- Information shown -
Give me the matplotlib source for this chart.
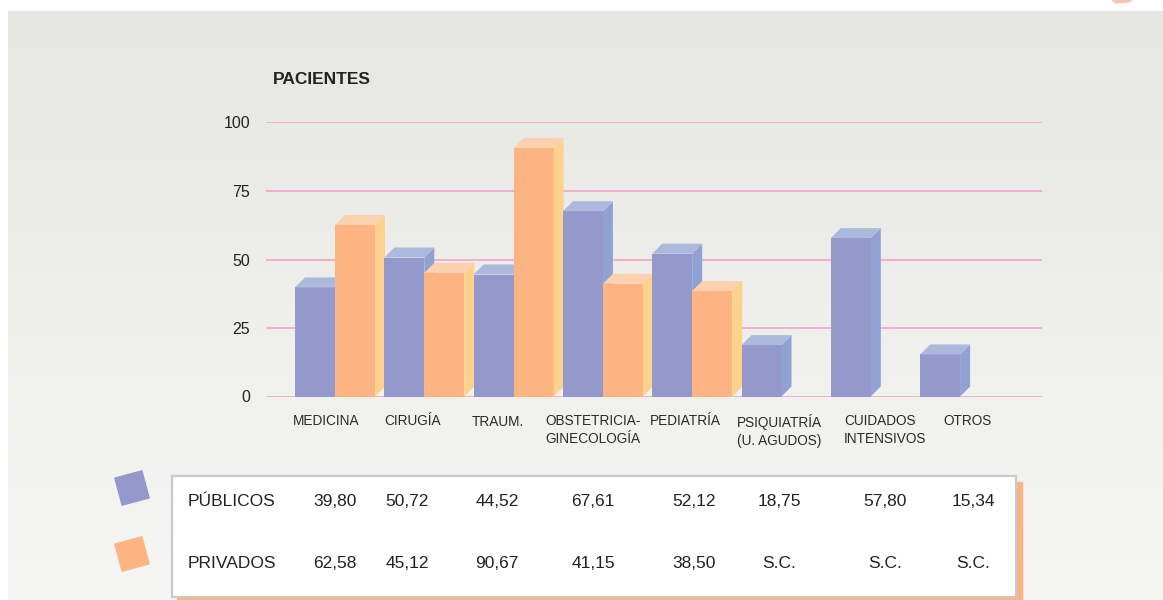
import matplotlib.pyplot as plt
import numpy as np
from matplotlib.patches import Polygon, Rectangle

W, H = 1163, 600

categorias = ["MEDICINA", "CIRUGÍA", "TRAUM.", "OBSTETRICIA-\nGINECOLOGÍA", "PEDIATRÍA",
              "PSIQUIATRÍA\n(U. AGUDOS)", "CUIDADOS\nINTENSIVOS", "OTROS"]
publicos = [39.80, 50.72, 44.52, 67.61, 52.12, 18.75, 57.80, 15.34]
privados = [62.58, 45.12, 90.67, 41.15, 38.50, None, None, None]
yticks = [0, 25, 50, 75, 100]

# colours: front, side, top
PUR = ("#9498cb", "#8fa2d3", "#adb8dd")
ORA = ("#fcb482", "#fed18d", "#fcd1b0")

# layout helpers (pixels)
label_dx = [-2, 0, -1.5, -18, -2.5, -4.5, 13, 23]
label_dy = [0, 0, 1.5, 0, 0, 0, 0, 0]
col_x = [335, 407, 497, 593, 694, 779, 885, 973]

plt.rcParams['font.family'] = ['Liberation Sans', 'DejaVu Sans']

fig = plt.figure(figsize=(W / 100, H / 100), dpi=100)
bg = fig.add_axes([0, 0, 1, 1])
bg.set_xlim(0, W)
bg.set_ylim(H, 0)
bg.axis("off")

# grey gradient panel
grad = np.linspace(0, 1, 256)[:, None]
top_c = np.array([0.902, 0.902, 0.886])
bot_c = np.array([0.965, 0.965, 0.957])
img = top_c + (bot_c - top_c) * grad[..., None]
img = np.repeat(img, 2, axis=1)
bg.imshow(img, extent=[8, W, H, 11], aspect="auto", zorder=0)
bg.add_patch(Polygon([[1112, 0], [1132, 0], [1128, 2], [1116, 3]], closed=True,
                     color="#fcc3b5", zorder=1))

bg.text(273, 79, "PACIENTES", fontsize=12.5, fontweight="bold", color="#222222",
        va="center", ha="left")

# table box
bg.add_patch(Rectangle((177, 482), 845, 120, color="#fbb382", zorder=1))
bg.add_patch(Rectangle((171.5, 475.5), 844, 121, facecolor="white",
                       edgecolor="#c9c9cd", lw=1.6, zorder=2))


def fmt(v):
    return "S.C." if v is None else f"{v:.2f}".replace(".", ",")


for row_y, name, vals, col in [(502, "PÚBLICOS", publicos, PUR[0]),
                               (564, "PRIVADOS", privados, ORA[0])]:
    bg.text(188, row_y, name, fontsize=12.5, color="#222222", va="center", ha="left", zorder=3)
    for x, v in zip(col_x, vals):
        bg.text(x, row_y, fmt(v), fontsize=12.5, color="#222222", va="center", ha="center", zorder=3)
    # tilted legend square
    ang = np.deg2rad(15)
    s = 14
    pts = np.array([[-s, -s], [s, -s], [s, s], [-s, s]], dtype=float)
    rot = np.array([[np.cos(ang), np.sin(ang)], [-np.sin(ang), np.cos(ang)]])
    pts = pts @ rot.T + np.array([132, row_y - 14 if name == "PÚBLICOS" else row_y - 10])
    bg.add_patch(Polygon(pts, closed=True, color=col, zorder=2))

# category labels
n = len(categorias)
for i, lab in enumerate(categorias):
    bg.text(295 + 89.3 * i + label_dx[i], 414 + label_dy[i], lab, fontsize=9.8,
            color="#2a2a2a", va="top", ha="left", linespacing=1.32)

# chart axes
x0, x1 = 266, 1042
y0, y1 = 396.5, 122.5
ax = fig.add_axes([x0 / W, (H - y0) / H, (x1 - x0) / W, (y0 - y1) / H])
ax.patch.set_alpha(0)
gap = 89.3
ax.set_xlim((x0 - 335) / gap, (x1 - 335) / gap)
ax.set_ylim(0, 100)
for sp in ax.spines.values():
    sp.set_visible(False)
ax.set_xticks([])
ax.set_yticks(yticks)
ax.set_yticklabels([str(t) for t in yticks], fontsize=11.5, color="#222222")
ax.tick_params(axis="y", length=0, pad=11.5)
for t in yticks:
    ax.axhline(t, color="#f3a8cb", lw=1.3, zorder=1)

w = 40 / gap
dx = 10 / gap
dy = 10 / ((y0 - y1) / 100)

x = np.arange(n)


def bar3d(left, h, cols, z):
    ax.bar(left, h, width=w, align="edge", color=cols[0], lw=0, zorder=z)
    side = [[left + w, 0], [left + w + dx, dy], [left + w + dx, h + dy], [left + w, h]]
    top = [[left, h], [left + dx, h + dy], [left + w + dx, h + dy], [left + w, h]]
    ax.add_patch(Polygon(side, closed=True, color=cols[1], lw=0, zorder=z, clip_on=False))
    ax.add_patch(Polygon(top, closed=True, color=cols[2], lw=0, zorder=z, clip_on=False))


for i in range(n):
    bar3d(x[i] - w, publicos[i], PUR, 2 + 2 * i)
    if privados[i] is not None:
        bar3d(x[i], privados[i], ORA, 3 + 2 * i)

fig.savefig("out.png", dpi=100)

- What is expected -
In the data above, count the lines where the word "chart" appears; reply with the number only.

- Response to this task -
2